- Leader: Nikos Kargopoulos
- Founded: February 1984
- Newspaper: ASKE
- Ideology: Democratic socialism Left-wing nationalism
- Political position: Left-wing

Website
- aske.gr

= Fighting Socialist Party of Greece =

Socialist political party in Greece

The Fighting Socialist Party of Greece or ASKE (Αγωνιστικό Σοσιαλιστικό Κόμμα Ελλάδας, ΑΣΚΕ) is a left-wing Greek political party founded in February 1984.

The main core of its founding cadres consisted of members of the organisation committee of PASOK, who immediately after the Greek parliamentary elections in 1981, after which PASOK came to power, protested against it for the violation of its founding proclamations and resigned from their party posts. This opposition was expressed with Nikos Kargopoulos's opposite proposal to the PASOK Central Committee in the summer of 1983 and led to their expulsion from PASOK.

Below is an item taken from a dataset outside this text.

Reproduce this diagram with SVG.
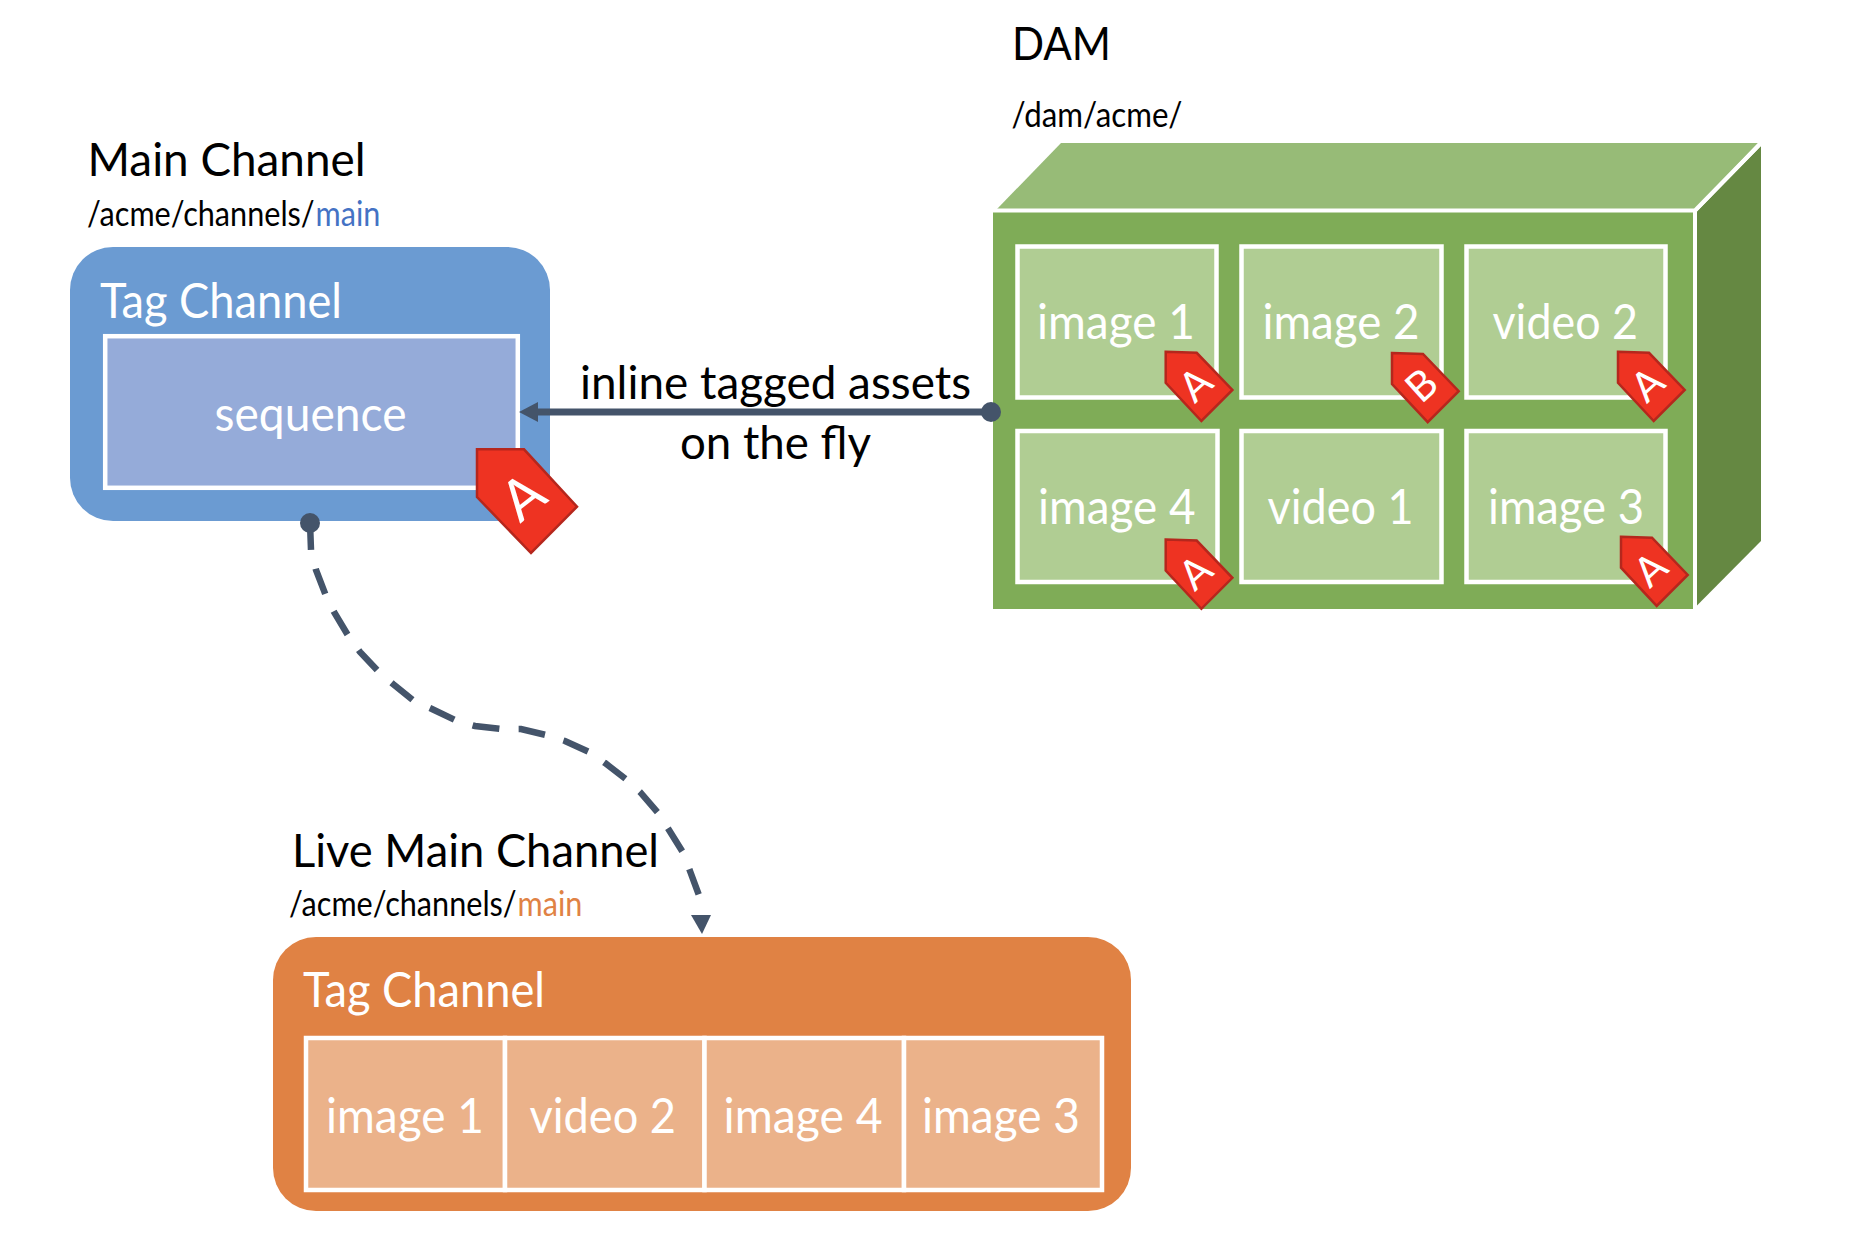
<svg xmlns="http://www.w3.org/2000/svg" width="1856" height="1256" viewBox="0 0 1856 1256">
<style>
text{font-family:"Lato","Liberation Sans",sans-serif}
.h{font-size:46px;fill:#000}
.p{font-size:34px;fill:#000}
.w{font-size:48px;fill:#fff}
.cell{stroke:#fff;stroke-width:4.5}
.tag{fill:#ee3322;stroke:#b5271d;stroke-width:2.5}
.tl{font-size:41px;fill:#fff;text-anchor:middle}
</style>
<defs>
<polygon id="smalltag" points="0,0 31,1 66.7,38.2 35.7,69.2 0,31"/>
</defs>
<rect width="1856" height="1256" fill="#fff"/>
<g id="main-channel">
<text class="h" x="87.500" y="175.500" textLength="278" lengthAdjust="spacingAndGlyphs">Main Channel</text>
<text class="p" transform="translate(87,226) scale(.9,1)"><tspan x="0" textLength="253" lengthAdjust="spacingAndGlyphs">/acme/channels/</tspan><tspan x="254" textLength="72" lengthAdjust="spacingAndGlyphs" fill="#4472c4">main</tspan></text>
<rect x="70" y="247" width="480" height="274" rx="43" fill="#6b9bd2"/>
<text class="w" x="100" y="317.500" textLength="242" lengthAdjust="spacingAndGlyphs">Tag Channel</text>
<rect class="cell" x="105.200" y="336.200" width="412.600" height="151.600" fill="#95abd9"/>
<text class="w" x="214.500" y="430.500" textLength="192" lengthAdjust="spacingAndGlyphs">sequence</text>
<polygon class="tag" points="477,449.300 524,449.300 577,506.700 531,553 477,497"/>
<text class="tl" transform="translate(535,512) rotate(-38)" style="font-size:56px">A</text>
</g>
<g id="dam">
<text class="h" x="1012" y="60" textLength="99" lengthAdjust="spacingAndGlyphs">DAM</text>
<text class="p" x="1011.500" y="127" textLength="171" lengthAdjust="spacingAndGlyphs">/dam/acme/</text>
<polygon points="1061,143 1758,143 1695.500,209 997,209" fill="#97bb77"/>
<polygon points="1761,146 1761,541 1696.500,606 1696.500,212" fill="#658842"/>
<rect x="993" y="212" width="700" height="397" fill="#7fac57"/>
<path d="M993,210.500H1695L1760,144" fill="none" stroke="#fff" stroke-width="4"/>
<path d="M1695,210V608" fill="none" stroke="#fff" stroke-width="4"/>
<g id="dam-image-1"><rect class="cell" x="1017.500" y="246.500" width="199" height="151" fill="#b0cd93"/><text class="w" x="1037" y="339" textLength="158" lengthAdjust="spacingAndGlyphs">image 1</text></g>
<g id="dam-image-2"><rect class="cell" x="1241.500" y="246.500" width="200" height="151" fill="#b0cd93"/><text class="w" x="1262.500" y="339" textLength="157" lengthAdjust="spacingAndGlyphs">image 2</text></g>
<g id="dam-video-2"><rect class="cell" x="1466.500" y="246.500" width="199" height="151" fill="#b0cd93"/><text class="w" x="1492.500" y="339" textLength="145.500" lengthAdjust="spacingAndGlyphs">video 2</text></g>
<g id="dam-image-4"><rect class="cell" x="1017.500" y="431" width="200" height="151" fill="#b0cd93"/><text class="w" x="1038" y="524" textLength="157.500" lengthAdjust="spacingAndGlyphs">image 4</text></g>
<g id="dam-video-1"><rect class="cell" x="1241.500" y="431" width="200" height="151" fill="#b0cd93"/><text class="w" x="1267.500" y="524" textLength="146" lengthAdjust="spacingAndGlyphs">video 1</text></g>
<g id="dam-image-3"><rect class="cell" x="1466.500" y="431" width="199" height="151" fill="#b0cd93"/><text class="w" x="1488" y="524" textLength="156" lengthAdjust="spacingAndGlyphs">image 3</text></g>
<g id="tag-a1"><use href="#smalltag" class="tag" x="1165.700" y="351.800"/><text class="tl" transform="translate(1205,395) rotate(-42)">A</text></g>
<g id="tag-b"><use href="#smalltag" class="tag" x="1392" y="353"/><text class="tl" transform="translate(1431,396) rotate(-42)">B</text></g>
<g id="tag-a2"><use href="#smalltag" class="tag" x="1618" y="351.800"/><text class="tl" transform="translate(1657,395) rotate(-42)">A</text></g>
<g id="tag-a3"><use href="#smalltag" class="tag" x="1165.700" y="539.600"/><text class="tl" transform="translate(1205,583) rotate(-42)">A</text></g>
<g id="tag-a4"><use href="#smalltag" class="tag" x="1621" y="536.700"/><text class="tl" transform="translate(1660,580) rotate(-42)">A</text></g>
</g>
<g id="live-channel">
<text class="h" x="292" y="867" textLength="367" lengthAdjust="spacingAndGlyphs">Live Main Channel</text>
<text class="p" transform="translate(289,916) scale(.9,1)"><tspan x="0" textLength="253" lengthAdjust="spacingAndGlyphs">/acme/channels/</tspan><tspan x="254" textLength="72" lengthAdjust="spacingAndGlyphs" fill="#e08244">main</tspan></text>
<rect x="273" y="937" width="858" height="274" rx="43" fill="#e08244"/>
<text class="w" x="303" y="1006.500" textLength="242" lengthAdjust="spacingAndGlyphs">Tag Channel</text>
<g id="live-image-1"><rect class="cell" x="306" y="1038" width="199" height="152" fill="#ebb28a"/><text class="w" x="326" y="1132.500" textLength="158" lengthAdjust="spacingAndGlyphs">image 1</text></g>
<g id="live-video-2"><rect class="cell" x="505" y="1038" width="199.500" height="152" fill="#ebb28a"/><text class="w" x="529.500" y="1132.500" textLength="146.500" lengthAdjust="spacingAndGlyphs">video 2</text></g>
<g id="live-image-4"><rect class="cell" x="704.500" y="1038" width="199.500" height="152" fill="#ebb28a"/><text class="w" x="723.600" y="1132.500" textLength="159" lengthAdjust="spacingAndGlyphs">image 4</text></g>
<g id="live-image-3"><rect class="cell" x="904" y="1038" width="198" height="152" fill="#ebb28a"/><text class="w" x="922" y="1132.500" textLength="158" lengthAdjust="spacingAndGlyphs">image 3</text></g>
</g>
<g id="connectors" fill="none" stroke="#44546a" stroke-width="6.500">
<line x1="991" y1="412" x2="536" y2="412" stroke-width="7"/>
<polygon points="519,412 538,402 538,422" fill="#44546a" stroke="none"/>
<circle cx="991" cy="412" r="10" fill="#44546a" stroke="none"/>
<polyline points="310,523 311,550 316,570 326,596 334,612 349,637 360,652 379,672 393,684 414,701 432,709 457,721 475,726 501,729 521,729 546,735 565,741 589,752 605,763 627,780 640,792 659,814 669,830 684,854 690,871 700,898" stroke-dasharray="27 19.300"/>
<polygon points="691,915 711,915 702,934" fill="#44546a" stroke="none"/>
<circle cx="310" cy="523" r="10" fill="#44546a" stroke="none"/>
</g>
<g id="connector-label">
<text class="h" x="580" y="398.500" textLength="391" lengthAdjust="spacingAndGlyphs">inline tagged assets</text>
<text class="h" x="680" y="459" textLength="191" lengthAdjust="spacingAndGlyphs">on the fly</text>
</g>
</svg>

Along with other elements who came from the broader left-wing and progressive movement, they founded the Social Movement, which finally became ASKE in February 1984. Its fundamental views are the struggle for independence from foreign (non-Greek) power blocs, such as the EU and NATO), and for socialism, which the party argues must rely on self-management, the complete respect of personal and political rights, and democracy.

ASKE publishes a newspaper every two months.

In the 2004 European parliament election, ASKE gathered 11,598 votes which is its best result since its foundation.